20) Matt Wieters, Free Agent
21) Yan Gomes, Cleveland Indians
22) Chance Sisco, Baltimore Orioles
25) Yadier Molina, St Louis Cardinals
27) Carson Kelly, St Louis Cardinals
28) Cameron Rupp, Philadelphia Phillies
And you thought the list was muddled earlier on. Who knows where Wieters will end up, but he’s likely to be a disappointing starter wherever that is. Gomes hasn’t been a viable fantasy starter since 2014, but at least he has been one at some point. Ranking Norris down here makes me sad, but he leaves me no choice. Rupp and Flowers were both way better than you’d think they were last year if you weren’t really paying attention and, let’s face it, I’m sorry if you were paying that much attention to either the Braves or Phillies. Both are unlikely to be long-term options for their teams, but weirder things have happened.
30) Jacob Nottingham, Milwaukee Brewers
31) Tyler Stephenson, Cincinnati Reds
32) Bruce Maxwell, Oakland Athletics
33) Tomas Nido, New York Mets
35) Max Pentecost, Toronto Blue Jays
36) Brett Cumberland, Atlanta Braves
37) Miguel Montero, Chicago Cubs
38) Meibrys Viloria, Kansas City Royals
This is the part of the list where you just dream on prospects because the reality of major leaguers at this point is just so sad. Nottingham might still be the guy people thought he was 12 months ago. Stephenson might be able to stay healthy and reach his potential. Maxwell might actually have turned a corner and find himself in a starting role in Oakland. Nido might be able to keep up his hitting barrage in Double-A. Pentecost might be able to catch again. Cumberland might be able to catch at all (probably not). Viloria might have a consensus on how to pronounce his name. Torrens might get back on the development track after the Padres store him on the back of their roster for all of 2017. If you don’t want to dream, there’s always Cervelli and Montero. Ouch.

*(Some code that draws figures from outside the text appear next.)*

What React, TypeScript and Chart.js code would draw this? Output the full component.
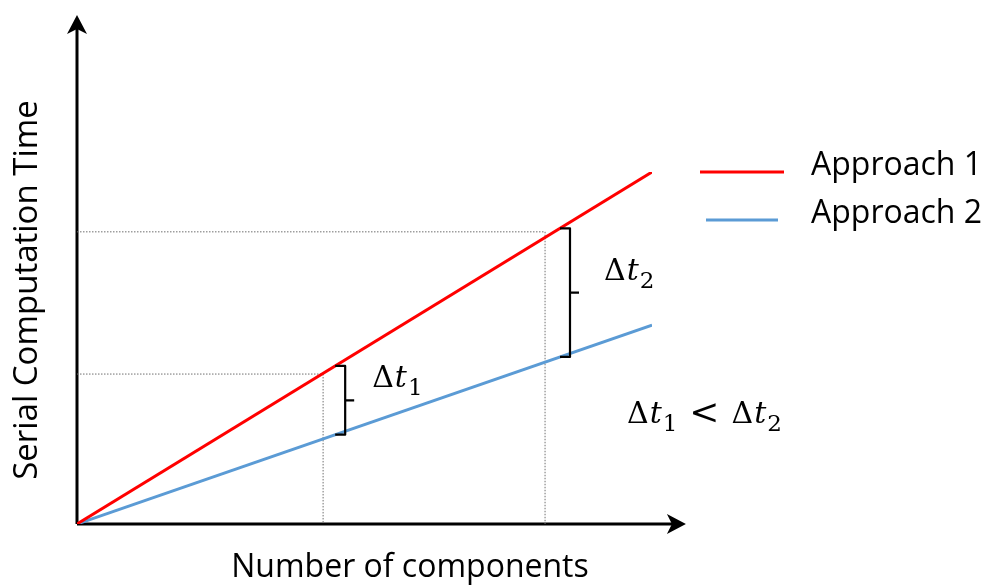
import { useEffect, useRef } from "react";
import { Chart, registerables } from "chart.js";

Chart.register(...registerables);

// Series: serial computation time against number of components
const components = [0, 10];
const approach1 = [0, 10];
const approach2 = [0, 5.65];
const seriesNames = ["Approach 1", "Approach 2"];
const seriesColors = ["#ff0000", "#5b9bd5"];

// Dotted reference guides (component count, time read from approach 1)
const guideX = [4.28, 8.14];
const guideY = [4.26, 8.3];

// Brace positions (component count) and their subscripts
const braceX = [4.49, 8.4];
const braceSubs = ["1", "2"];

const xTitle = "Number of components";
const yTitle = "Serial Computation Time";

// Extent of the drawn axes, in data units
const axisXMax = 10.59;
const axisYMax = 14.46;

const TEXT_FONT = '"Open Sans", "Noto Sans", sans-serif';
const MATH_FONT = '"DejaVu Serif", serif';
const MATH_SIZE = 30;

function interp(xs: number[], ys: number[], x: number) {
  for (let i = 0; i < xs.length - 1; i++) {
    if (x >= xs[i] && x <= xs[i + 1]) {
      const t = (x - xs[i]) / (xs[i + 1] - xs[i]);
      return ys[i] + t * (ys[i + 1] - ys[i]);
    }
  }
  return ys[ys.length - 1];
}

function drawDelta(ctx: CanvasRenderingContext2D, x: number, y: number, sub: string, size: number) {
  ctx.textAlign = "left";
  ctx.textBaseline = "alphabetic";
  ctx.font = `${size}px ${MATH_FONT}`;
  ctx.fillText("Δ", x, y);
  let cx = x + ctx.measureText("Δ").width + 1;
  ctx.font = `italic ${size}px ${MATH_FONT}`;
  ctx.fillText("t", cx, y);
  cx += ctx.measureText("t").width + 1;
  const s = Math.round(size * 0.76);
  ctx.font = `${s}px ${MATH_FONT}`;
  ctx.fillText(sub, cx, y + size * 0.27);
  return cx + ctx.measureText(sub).width;
}

function arrowHead(ctx: CanvasRenderingContext2D, tx: number, ty: number, dx: number, dy: number) {
  // notched arrow head pointing in direction (dx, dy)
  const len = 19;
  const half = 10;
  const notch = 5;
  const px = -dy;
  const py = dx;
  ctx.beginPath();
  ctx.moveTo(tx, ty);
  ctx.lineTo(tx - dx * len + px * half, ty - dy * len + py * half);
  ctx.lineTo(tx - dx * (len - notch), ty - dy * (len - notch));
  ctx.lineTo(tx - dx * len - px * half, ty - dy * len - py * half);
  ctx.closePath();
  ctx.fill();
}

const axesPlugin = {
  id: "axesArrows",
  beforeDatasetsDraw(chart: any) {
    const { ctx, scales } = chart;
    const x0 = scales.x.getPixelForValue(0);
    const y0 = scales.y.getPixelForValue(0);
    const xe = scales.x.getPixelForValue(axisXMax);
    const ye = scales.y.getPixelForValue(axisYMax);
    ctx.save();
    ctx.strokeStyle = "#000";
    ctx.fillStyle = "#000";
    ctx.lineWidth = 3;
    ctx.beginPath();
    ctx.moveTo(x0, y0);
    ctx.lineTo(xe - 12, y0);
    ctx.moveTo(x0, y0);
    ctx.lineTo(x0, ye + 12);
    ctx.stroke();
    arrowHead(ctx, xe, y0, 1, 0);
    arrowHead(ctx, x0, ye, 0, -1);
    ctx.restore();
  },
};

const notesPlugin = {
  id: "notes",
  afterDatasetsDraw(chart: any) {
    const { ctx, scales } = chart;
    ctx.save();
    ctx.fillStyle = "#000";
    ctx.strokeStyle = "#000";

    // braces spanning the gap between the two approaches
    braceX.forEach((bx, i) => {
      const left = scales.x.getPixelForValue(bx);
      const top = scales.y.getPixelForValue(interp(components, approach1, bx));
      const bottom = scales.y.getPixelForValue(interp(components, approach2, bx));
      const stem = left + 10;
      const mid = (top + bottom) / 2;
      ctx.lineWidth = 2.2;
      ctx.lineJoin = "round";
      ctx.beginPath();
      ctx.moveTo(left, top);
      ctx.lineTo(stem, top);
      ctx.lineTo(stem, bottom);
      ctx.lineTo(left, bottom);
      ctx.moveTo(stem, mid);
      ctx.lineTo(stem + 9, mid);
      ctx.stroke();
      drawDelta(ctx, stem + (i === 0 ? 27 : 34), mid - 13, braceSubs[i], MATH_SIZE);
    });

    // inequality note
    const area = chart.chartArea;
    const nx = area.right - 25;
    const ny = area.top + 251;
    let cx = drawDelta(ctx, nx, ny, braceSubs[0], MATH_SIZE);
    ctx.font = `36px ${MATH_FONT}`;
    cx += 12;
    ctx.fillText("<", cx, ny + 1);
    cx += ctx.measureText("<").width + 12;
    drawDelta(ctx, cx, ny, braceSubs[1], MATH_SIZE);

    // legend
    const legendY = [area.top, area.top + 48];
    const legendLine = [
      [700, 784],
      [706, 778],
    ];
    seriesNames.forEach((name, i) => {
      ctx.strokeStyle = seriesColors[i];
      ctx.lineWidth = 3;
      ctx.beginPath();
      ctx.moveTo(legendLine[i][0], legendY[i]);
      ctx.lineTo(legendLine[i][1], legendY[i]);
      ctx.stroke();
      ctx.fillStyle = "#000";
      ctx.font = `32px ${TEXT_FONT}`;
      ctx.textAlign = "left";
      ctx.textBaseline = "alphabetic";
      ctx.fillText(name, 811, legendY[i] + 3);
    });

    // axis titles
    ctx.fillStyle = "#000";
    ctx.font = `32px ${TEXT_FONT}`;
    ctx.textAlign = "center";
    ctx.textBaseline = "alphabetic";
    ctx.fillText(xTitle, 410, 577);
    ctx.font = `33px ${TEXT_FONT}`;
    ctx.translate(37, 290);
    ctx.rotate(-Math.PI / 2);
    ctx.fillText(yTitle, 0, 0);
    ctx.restore();
  },
};

export default function App() {
  const canvasRef = useRef<HTMLCanvasElement | null>(null);

  useEffect(() => {
    const canvas = canvasRef.current;
    if (!canvas) return;
    const guide = (gx: number, gy: number) => ({
      label: "guide",
      data: [
        { x: 0, y: gy },
        { x: gx, y: gy },
        { x: gx, y: 0 },
      ],
      borderColor: "#6f6f6f",
      borderWidth: 1,
      borderDash: [1.5, 1.5],
      pointRadius: 0,
      order: 3,
    });
    const chart = new Chart(canvas, {
      type: "line",
      data: {
        datasets: [
          {
            label: seriesNames[0],
            data: components.map((c, i) => ({ x: c, y: approach1[i] })),
            borderColor: seriesColors[0],
            borderWidth: 3,
            pointRadius: 0,
            order: 1,
          },
          {
            label: seriesNames[1],
            data: components.map((c, i) => ({ x: c, y: approach2[i] })),
            borderColor: seriesColors[1],
            borderWidth: 3,
            pointRadius: 0,
            order: 2,
          },
          ...guideX.map((gx, i) => guide(gx, guideY[i])),
        ],
      },
      options: {
        responsive: false,
        animation: false,
        layout: { padding: { left: 77, right: 335, top: 172, bottom: 63 } },
        scales: {
          x: { type: "linear", min: 0, max: 10, display: false },
          y: { type: "linear", min: 0, max: 10, display: false },
        },
        plugins: {
          legend: { display: false },
          tooltip: { enabled: false },
        },
        events: [],
      },
      plugins: [axesPlugin, notesPlugin],
    });
    return () => chart.destroy();
  }, []);

  return (
    <div style={{ position: "absolute", left: 0, top: 0, width: 987, height: 587, background: "#fff" }}>
      <canvas ref={canvasRef} width={987} height={587} />
    </div>
  );
}
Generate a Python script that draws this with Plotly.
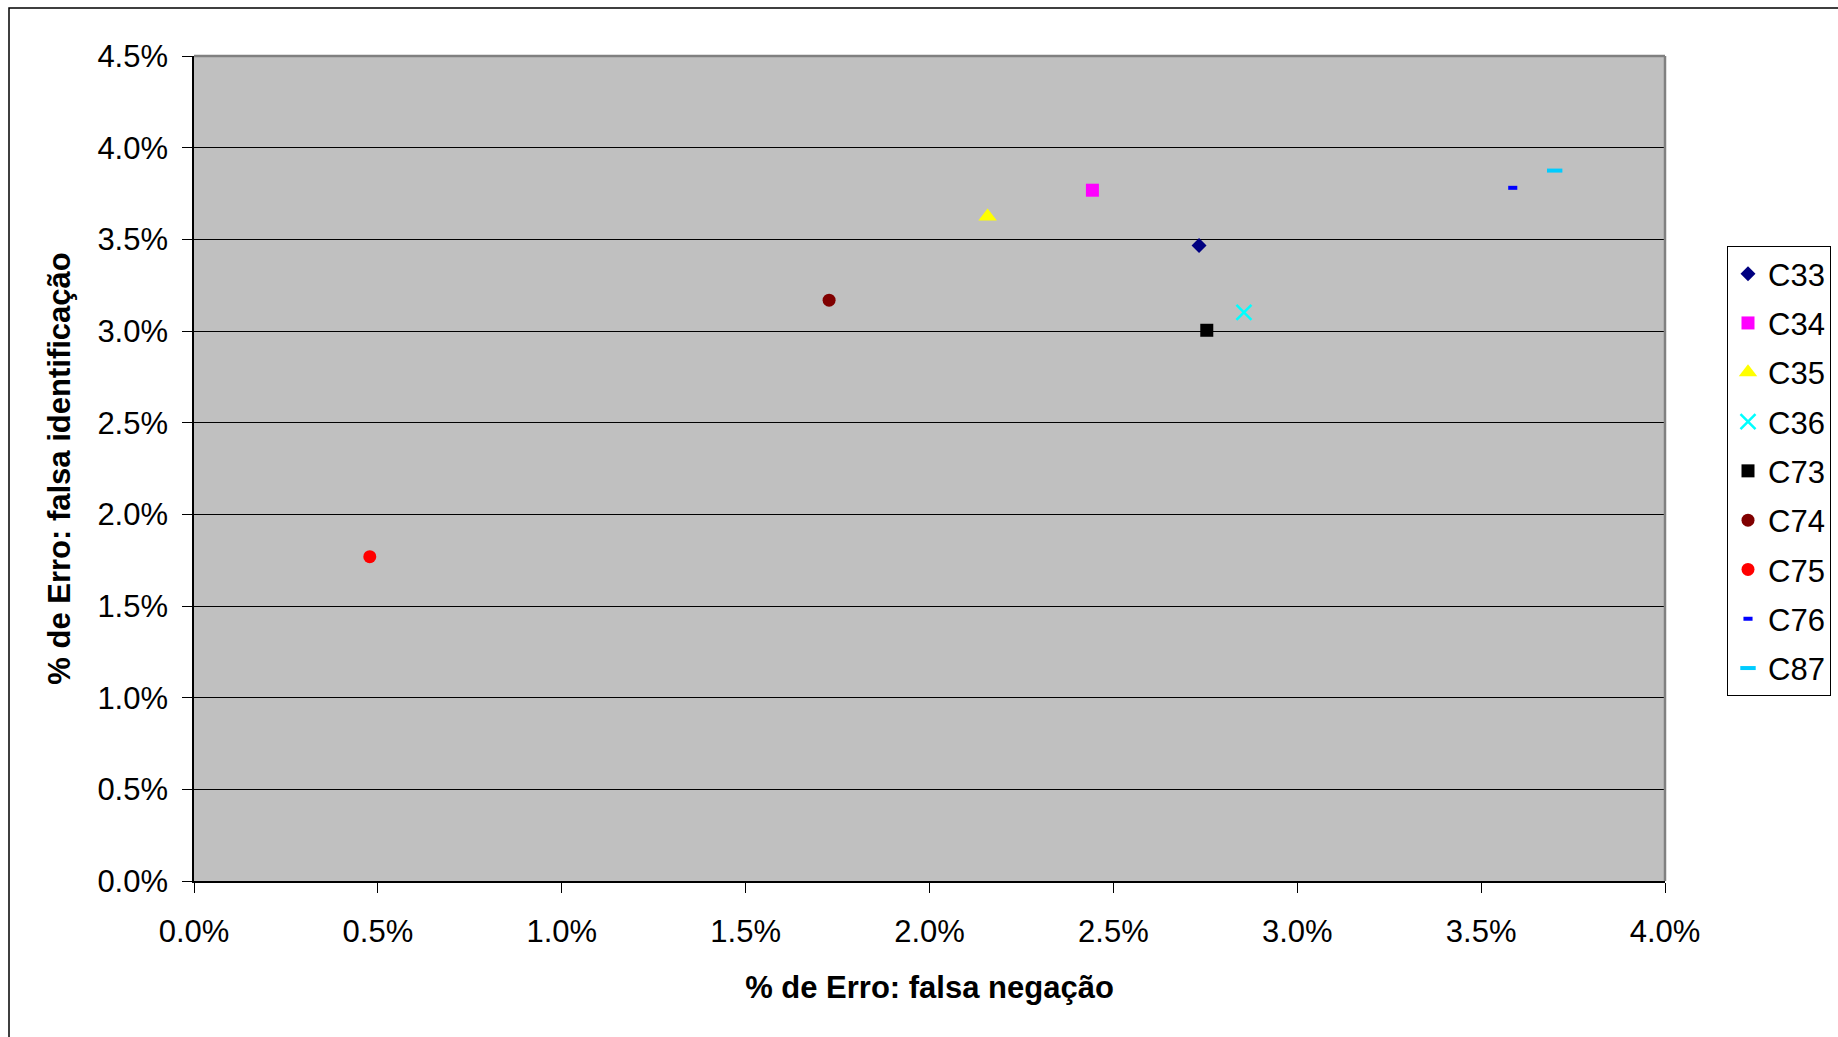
import plotly.graph_objects as go

# Data (fractions; axes show percent)
series_names = ["C33", "C34", "C35", "C36", "C73", "C74", "C75", "C76", "C87"]
x_false_negation = [0.02733, 0.02443, 0.02158, 0.02855, 0.02754, 0.01727, 0.00478, 0.03586, 0.03700]
y_false_identification = [0.03466, 0.03768, 0.03625, 0.03102, 0.03004, 0.03168, 0.01769, 0.03781, 0.03875]

colors = ["#000080", "#FF00FF", "#FFFF00", "#00FFFF", "#000000", "#800000", "#FF0000", "#0000FF", "#00CCFF"]
symbols = ["diamond", "square", "triangle-up", "x-thin", "square", "circle", "circle", "line-ew", "line-ew"]
sizes = [11.5, 13, 16, 15, 13, 13, 13, 6.5, 11]

x_ticks = [0.0, 0.005, 0.01, 0.015, 0.02, 0.025, 0.03, 0.035, 0.04]
y_ticks = [0.0, 0.005, 0.01, 0.015, 0.02, 0.025, 0.03, 0.035, 0.04, 0.045]

FONT = "Liberation Sans, Arial, sans-serif"

fig = go.Figure()
for i, name in enumerate(series_names):
    sym = symbols[i]
    if sym in ("x-thin", "line-ew"):
        marker = dict(symbol=sym, size=sizes[i], color=colors[i],
                      line=dict(color=colors[i], width=2.5 if sym == "x-thin" else 4))
    else:
        marker = dict(symbol=sym, size=sizes[i], color=colors[i], line=dict(width=0))
    fig.add_trace(go.Scatter(
        x=[x_false_negation[i]], y=[y_false_identification[i]],
        mode="markers", name=name, marker=marker,
        legendgroup=name,
    ))

L, R, T, B = 194, 173, 56, 156
W, H = 1838, 1037
pw, ph = W - L - R, H - T - B

def px_to_paper_x(px):
    return (px - L) / pw

def px_to_paper_y(py):
    return (H - B - py) / ph

fig.update_layout(
    width=W, height=H,
    margin=dict(l=L, r=R, t=T, b=B, autoexpand=False),
    paper_bgcolor="white",
    plot_bgcolor="#C0C0C0",
    font=dict(family=FONT, size=31, color="black"),
    showlegend=True,
    legend=dict(
        x=px_to_paper_x(1727), y=px_to_paper_y(246),
        xanchor="left", yanchor="top",
        bgcolor="white", bordercolor="black", borderwidth=1,
        font=dict(family=FONT, size=31, color="black"),
        tracegroupgap=6,
        itemsizing="trace",
    ),
    xaxis=dict(
        range=[0, 0.04], tickvals=x_ticks, tickformat=".1%",
        showgrid=False, zeroline=False,
        showline=True, linecolor="black", linewidth=1.5,
        ticks="outside", ticklen=10, tickcolor="black", tickwidth=1,
        tickfont=dict(family=FONT, size=31),
        ticklabelstandoff=12,
        title=dict(text="<b>% de Erro: falsa negação</b>", font=dict(family=FONT, size=31), standoff=28),
        automargin=False,
    ),
    yaxis=dict(
        range=[0, 0.045], tickvals=y_ticks, tickformat=".1%",
        showgrid=True, gridcolor="black", gridwidth=1,
        zeroline=False,
        showline=True, linecolor="black", linewidth=1.5,
        ticks="outside", ticklen=10, tickcolor="black", tickwidth=1,
        tickfont=dict(family=FONT, size=31),
        ticklabelstandoff=8,
        title=dict(text="<b>% de Erro: falsa identificação</b>", font=dict(family=FONT, size=31), standoff=18),
        automargin=False,
    ),
    shapes=[
        # plot area top and right border (grey)
        dict(type="line", xref="paper", yref="paper", x0=0, x1=1, y0=1, y1=1,
             line=dict(color="#808080", width=2.5), layer="above"),
        dict(type="line", xref="paper", yref="paper", x0=1, x1=1, y0=0, y1=1,
             line=dict(color="#808080", width=2.5), layer="above"),
        # outer chart border (cropped at right and bottom)
        dict(type="rect", xref="paper", yref="paper",
             x0=px_to_paper_x(9), x1=px_to_paper_x(1850),
             y0=px_to_paper_y(1050), y1=px_to_paper_y(8),
             line=dict(color="black", width=1.5), fillcolor="rgba(0,0,0,0)", layer="below"),
    ],
)

fig.write_html("out.html")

41) Sandy Leon, Boston Red Sox
42) Kevin Plawecki, New York Mets
43) Austin Barnes, Los Angeles Dodgers
44) Garrett Stubbs, Houston Astros
45) Austin Hedges, San Diego Padres
46) Chase Vallot, Kansas City Royals
47) Tony Wolters, Colorado Rockies
48) Manny Pina, Milwaukee Brewers
49) Dom Nunez, Colorado Rockies
There are four catchers who have reached double-digit homers in each of the last four seasons: Wilson Ramos, Sal Perez, Russell Martin and Jason Castro. The Twins may not have signed him for his pop, but there’s still a little there. Leon, Plawecki and Hedges (on the other hand) have combined for a total of 15 homers in their abbreviated major league careers. Amazingly, all three of them have gone deep off Scott Kazmir. That small lefty is such a big softy, handing out highlights to these bottom-rung backstops like that. Wolters and Pina could find themselves starting in really good home parks if Murphy and/or Susac don’t live up to their billing, or they may just be backups forever. Stubbs had a .918 OPS in his first taste of the upper minors and had more walks than strikeouts. He’s a stat projection system’s dream.